Robert Bosch GmbH
Bosch Launches a New Generation Inspection MachinesTuesday, 25 March 2014
DUESSELDORF (DE) - At Interpack 2014, Bosch Packaging Technology, a leading supplier of process and packaging technology, reveals a vial inspection machine of the new AIM 8 series.
This machine is the first of the new generation of fully automated inspection machines by the Inspection Technology sector of Bosch Packaging Technology, which was founded in the beginning of 2012 following the acquisition of Eisai Machinery. In the future, the series will be completed by additional models to cover further parenteral liquid container types, such as syringes, cartridges and ampoules. The AIM 8 series is characterized by a modular design, which allows an easy adaptation of the machines to customer-specific requirements. “With its range of different modules, we can flexibly tailor the AIM 8 to customer specifications, for instance by choosing from standardized inspection units or adding an extra inspection table,” Katsumi Shimizu, technical project leader at Bosch Packaging Technology K.K. in Japan explains.
Higher output and improved camera system
The basic module of the AIM 8 is equipped with a CMOS camera-based particle inspection system and a table for up to five inspection stations. Each station can in turn be equipped with a wide range of different inspection units. Most of these units combine two inspection types, leading to significant space-savings on the tables. Depending on their requirements, customers can expand this main module by connecting it to a sub-module containing an additional inspection table, as well as to a pre-spin table to reduce bubbles in the liquid or homogenize suspensions.
In contrast to previous series, a camera system is integrated into the main module as standard particle inspection unit. The new AIM 8 series is designed to inspect up to 600 containers per minute for product and cosmetic container defects, such as particles inside liquid pharmaceuticals or scratches and spots on the container. The machine model that Bosch presents at Interpack 2014 handles 450 vials per minute. Depending on product requirements and customer preferences, the proven light transmission-based SD (Static Division) system for the inspection of moving objects and fill levels is available as an option.
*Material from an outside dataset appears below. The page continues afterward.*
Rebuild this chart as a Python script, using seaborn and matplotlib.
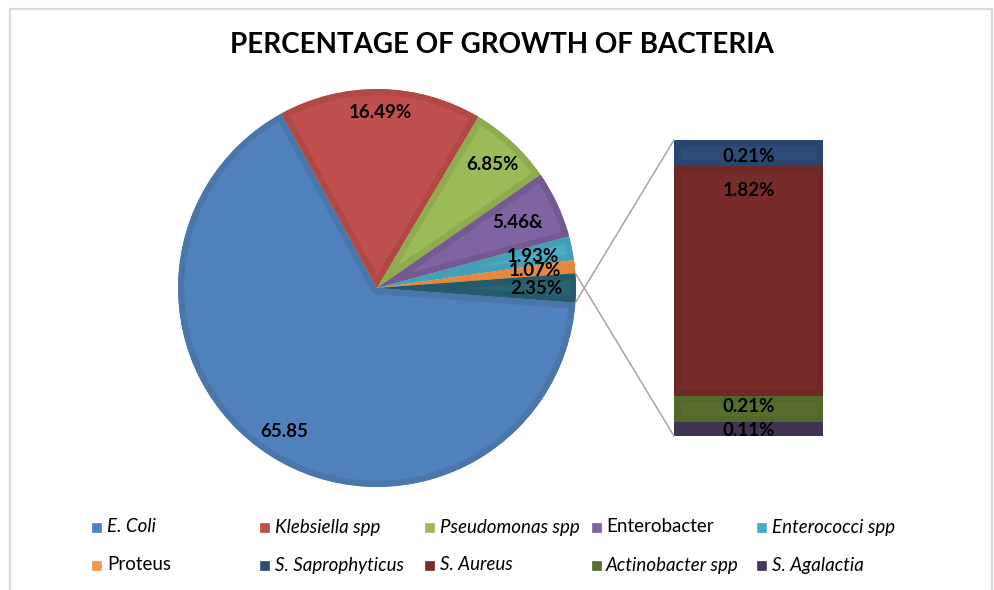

“During the development of the AIM 8 series, Bosch put special emphasis on standardizing core mechanical and electrical parts and inspection units to secure faster delivery of machines and service response times,” Katsumi Shimizu explains. “Moreover, the puck transport system ensures quick and easy size changeover and safe container handling.”
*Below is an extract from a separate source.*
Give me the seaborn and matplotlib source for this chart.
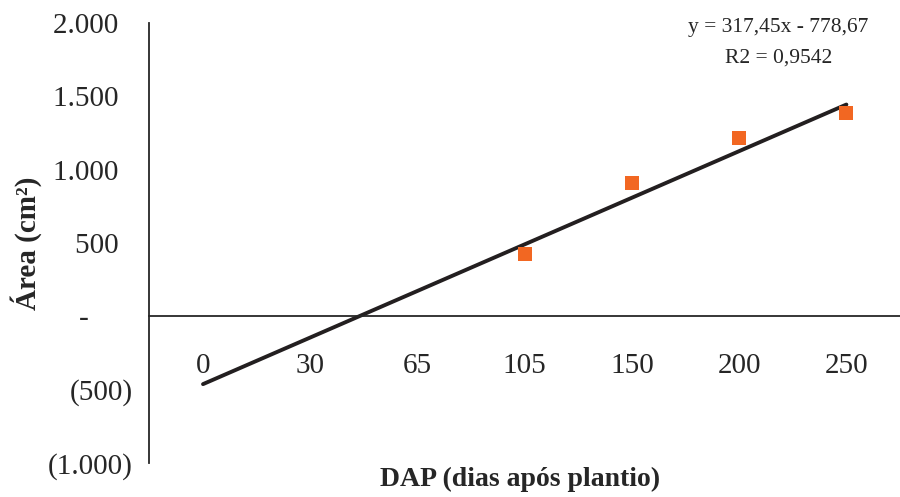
import numpy as np
import pandas as pd
import matplotlib
matplotlib.use("Agg")
import matplotlib.pyplot as plt
import seaborn as sns

# Data
categories = ["0", "30", "65", "105", "150", "200", "250"]
area = [np.nan, np.nan, np.nan, 427, 907, 1213, 1384]
slope = 317.45
intercept = -778.67
r2 = 0.9542
yticks = [-1000, -500, 0, 500, 1000, 1500, 2000]
ytick_labels = ["(1.000)", "(500)", "-      ", "500  ", "1.000  ", "1.500  ", "2.000  "]

sns.set_theme(style="white")
plt.rcParams["font.family"] = ["Liberation Serif", "DejaVu Serif"]

pos = np.arange(1, len(categories) + 1)
df = pd.DataFrame({"pos": pos, "cat": categories, "area": area})
trend = pd.DataFrame({"pos": pos, "fit": slope * pos + intercept})

fig = plt.figure(figsize=(9, 4.97), dpi=100)
ax = fig.add_axes([0.166, 0.068, 0.834, 0.886])

sns.lineplot(data=trend, x="pos", y="fit", ax=ax, color="#231f20", linewidth=2.8)
sns.scatterplot(data=df.dropna(), x="pos", y="area", ax=ax, marker="s", s=110,
                color="#F26722", edgecolor="#F26722", linewidth=0, zorder=3)

ax.set_xlim(0.5, 7.5)
ax.set_ylim(-1000, 2000)
ax.set_xticks(pos)
ax.set_xticklabels(categories)
ax.set_yticks(yticks)
ax.set_yticklabels(ytick_labels)

for s in ["top", "right"]:
    ax.spines[s].set_visible(False)
ax.spines["left"].set_color("#262626")
ax.spines["left"].set_linewidth(1.3)
ax.spines["bottom"].set_position(("data", 0))
ax.spines["bottom"].set_color("#262626")
ax.spines["bottom"].set_linewidth(1.3)

ax.tick_params(axis="x", length=0, pad=26, labelsize=21, colors="#262626")
ax.tick_params(axis="y", length=0, pad=12, labelsize=21, colors="#262626")

ax.set_xlabel("")
ax.set_ylabel("Área (cm²)", fontsize=21, fontweight="bold", color="#262626", labelpad=4)
fig.text(0.578, 0.036, "DAP (dias após plantio)", ha="center", va="center",
         fontsize=20, fontweight="bold", color="#262626")

ax.text(0.838, 0.989, f"y = {slope:.2f}x - {abs(intercept):.2f}".replace(".", ","),
        transform=ax.transAxes, ha="center", va="center", fontsize=15.5, color="#262626")
ax.text(0.838, 0.92, f"R2 = {r2:.4f}".replace(".", ","),
        transform=ax.transAxes, ha="center", va="center", fontsize=15.5, color="#262626")

fig.savefig("out.png", dpi=100)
ETIM tablet inspection: a novelty outside of Japan
Bosch Packaging Technology presents another novelty at Interpack 2014. The fully automated inspection machine ETIM for tablets was initially developed exclusively for the Japanese market and now makes its first appearance outside of Japan. “Customer requirements regarding product quality are particularly high in Japan. We believe that our international pharmaceutical customers can greatly profit from these standards and our respective developments,” Kenji Hanawa, vice president of the pharmaceutical Inspection Technology sector of Bosch Packaging Technology, explains.
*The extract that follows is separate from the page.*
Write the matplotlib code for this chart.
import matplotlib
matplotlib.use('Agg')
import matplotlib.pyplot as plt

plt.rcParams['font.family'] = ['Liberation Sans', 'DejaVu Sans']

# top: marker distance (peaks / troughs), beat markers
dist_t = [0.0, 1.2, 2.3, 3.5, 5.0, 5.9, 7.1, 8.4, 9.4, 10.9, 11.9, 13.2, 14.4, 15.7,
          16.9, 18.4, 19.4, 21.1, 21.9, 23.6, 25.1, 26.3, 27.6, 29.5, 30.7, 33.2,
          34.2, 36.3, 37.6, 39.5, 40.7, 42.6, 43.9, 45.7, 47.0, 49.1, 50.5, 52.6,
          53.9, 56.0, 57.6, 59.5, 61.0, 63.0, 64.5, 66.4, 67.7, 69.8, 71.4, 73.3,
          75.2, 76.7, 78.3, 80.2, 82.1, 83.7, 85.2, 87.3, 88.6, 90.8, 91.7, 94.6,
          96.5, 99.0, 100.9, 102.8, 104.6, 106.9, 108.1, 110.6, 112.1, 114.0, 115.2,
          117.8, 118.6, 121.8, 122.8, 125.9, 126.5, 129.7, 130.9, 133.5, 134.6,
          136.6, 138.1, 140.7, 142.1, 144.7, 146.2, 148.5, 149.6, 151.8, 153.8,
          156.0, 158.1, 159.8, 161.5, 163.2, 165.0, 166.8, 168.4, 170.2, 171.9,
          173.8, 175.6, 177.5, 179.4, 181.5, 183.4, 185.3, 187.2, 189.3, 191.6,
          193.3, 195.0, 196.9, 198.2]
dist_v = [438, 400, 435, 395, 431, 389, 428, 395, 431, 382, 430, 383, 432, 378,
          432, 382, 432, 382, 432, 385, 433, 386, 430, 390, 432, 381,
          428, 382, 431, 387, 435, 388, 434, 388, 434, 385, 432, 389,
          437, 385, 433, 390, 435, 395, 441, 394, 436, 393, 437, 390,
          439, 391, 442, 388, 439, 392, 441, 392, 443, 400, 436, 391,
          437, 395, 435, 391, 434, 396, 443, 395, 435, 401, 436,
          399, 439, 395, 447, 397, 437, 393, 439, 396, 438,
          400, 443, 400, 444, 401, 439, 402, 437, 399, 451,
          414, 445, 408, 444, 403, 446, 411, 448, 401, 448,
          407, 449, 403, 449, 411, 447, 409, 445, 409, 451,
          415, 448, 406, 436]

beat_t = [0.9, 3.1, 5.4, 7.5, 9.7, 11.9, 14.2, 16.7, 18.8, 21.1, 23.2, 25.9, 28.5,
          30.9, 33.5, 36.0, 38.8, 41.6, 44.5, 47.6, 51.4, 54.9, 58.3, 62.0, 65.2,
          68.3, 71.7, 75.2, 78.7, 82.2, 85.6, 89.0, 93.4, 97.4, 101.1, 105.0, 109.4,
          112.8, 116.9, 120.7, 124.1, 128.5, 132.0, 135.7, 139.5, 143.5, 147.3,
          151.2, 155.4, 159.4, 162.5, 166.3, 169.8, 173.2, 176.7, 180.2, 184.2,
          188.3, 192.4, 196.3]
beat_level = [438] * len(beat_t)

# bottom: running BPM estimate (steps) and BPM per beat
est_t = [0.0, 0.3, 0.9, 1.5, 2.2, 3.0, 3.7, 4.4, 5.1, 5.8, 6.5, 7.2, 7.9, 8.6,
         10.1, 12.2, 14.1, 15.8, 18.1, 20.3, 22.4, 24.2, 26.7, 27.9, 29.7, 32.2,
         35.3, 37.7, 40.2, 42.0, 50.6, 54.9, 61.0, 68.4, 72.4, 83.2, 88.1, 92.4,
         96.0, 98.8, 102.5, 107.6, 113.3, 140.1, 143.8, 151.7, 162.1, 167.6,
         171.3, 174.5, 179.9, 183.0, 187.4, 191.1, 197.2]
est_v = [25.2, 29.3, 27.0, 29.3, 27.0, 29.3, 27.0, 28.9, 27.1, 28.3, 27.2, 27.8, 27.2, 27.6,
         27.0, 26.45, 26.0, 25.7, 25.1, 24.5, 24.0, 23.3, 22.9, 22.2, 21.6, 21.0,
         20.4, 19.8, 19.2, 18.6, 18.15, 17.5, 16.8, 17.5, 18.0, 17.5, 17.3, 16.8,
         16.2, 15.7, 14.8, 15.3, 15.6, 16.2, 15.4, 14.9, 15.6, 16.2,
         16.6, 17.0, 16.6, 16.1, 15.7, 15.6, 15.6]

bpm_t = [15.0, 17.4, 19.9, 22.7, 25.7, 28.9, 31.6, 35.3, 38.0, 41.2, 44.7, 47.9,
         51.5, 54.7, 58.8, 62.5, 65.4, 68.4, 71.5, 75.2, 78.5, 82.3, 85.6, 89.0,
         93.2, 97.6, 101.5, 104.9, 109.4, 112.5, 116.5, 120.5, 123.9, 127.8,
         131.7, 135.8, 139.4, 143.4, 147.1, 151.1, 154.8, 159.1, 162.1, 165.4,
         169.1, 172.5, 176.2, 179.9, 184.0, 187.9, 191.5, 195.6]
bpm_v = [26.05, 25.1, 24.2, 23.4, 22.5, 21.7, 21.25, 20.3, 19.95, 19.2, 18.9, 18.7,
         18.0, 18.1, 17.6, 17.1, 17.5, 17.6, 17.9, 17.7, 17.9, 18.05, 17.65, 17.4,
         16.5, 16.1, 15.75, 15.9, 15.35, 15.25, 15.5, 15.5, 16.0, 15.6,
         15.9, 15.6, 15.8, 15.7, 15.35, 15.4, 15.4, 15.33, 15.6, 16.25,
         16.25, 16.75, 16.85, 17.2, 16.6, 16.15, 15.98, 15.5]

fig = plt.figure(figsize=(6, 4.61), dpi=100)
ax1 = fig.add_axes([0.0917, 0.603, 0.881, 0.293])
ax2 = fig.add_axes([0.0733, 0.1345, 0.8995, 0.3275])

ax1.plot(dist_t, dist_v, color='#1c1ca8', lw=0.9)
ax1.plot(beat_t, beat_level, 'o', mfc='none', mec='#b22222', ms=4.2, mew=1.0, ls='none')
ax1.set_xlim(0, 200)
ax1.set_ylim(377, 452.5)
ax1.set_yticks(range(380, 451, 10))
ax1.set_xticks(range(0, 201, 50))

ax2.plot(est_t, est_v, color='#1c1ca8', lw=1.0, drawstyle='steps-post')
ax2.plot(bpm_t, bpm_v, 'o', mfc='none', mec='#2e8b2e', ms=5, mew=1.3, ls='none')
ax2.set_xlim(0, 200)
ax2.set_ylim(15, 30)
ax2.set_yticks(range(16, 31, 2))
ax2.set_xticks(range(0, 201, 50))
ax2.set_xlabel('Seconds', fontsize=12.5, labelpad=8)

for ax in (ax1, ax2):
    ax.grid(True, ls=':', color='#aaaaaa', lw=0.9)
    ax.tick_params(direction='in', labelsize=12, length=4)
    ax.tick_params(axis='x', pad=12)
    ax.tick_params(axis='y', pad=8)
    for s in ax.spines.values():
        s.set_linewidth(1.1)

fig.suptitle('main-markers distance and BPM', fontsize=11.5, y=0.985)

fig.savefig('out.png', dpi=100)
The ETIM is designed to flexibly handle different types and shapes of tablets at output rates of up to 300 000 per hour. The inspection machine identifies tablet defects such as coloration, breakage, and foreign particles as small as 50 micrometers in size. The highly accurate camera-based imaging system ensures a 360 degree inspection of each tablet. It simultaneously inspects the tablet surface and its peripheral edge with a single camera, presenting the information as five images on the operating screens. The opposite side is inspected with the help of a precise tablet flip-over during transport. This leads to all-around inspection by avoiding blind spots or dead angles. “In addition, Bosch is currently working on a new generation for the global market with even higher precision and output,” Kenji Hanawa concludes.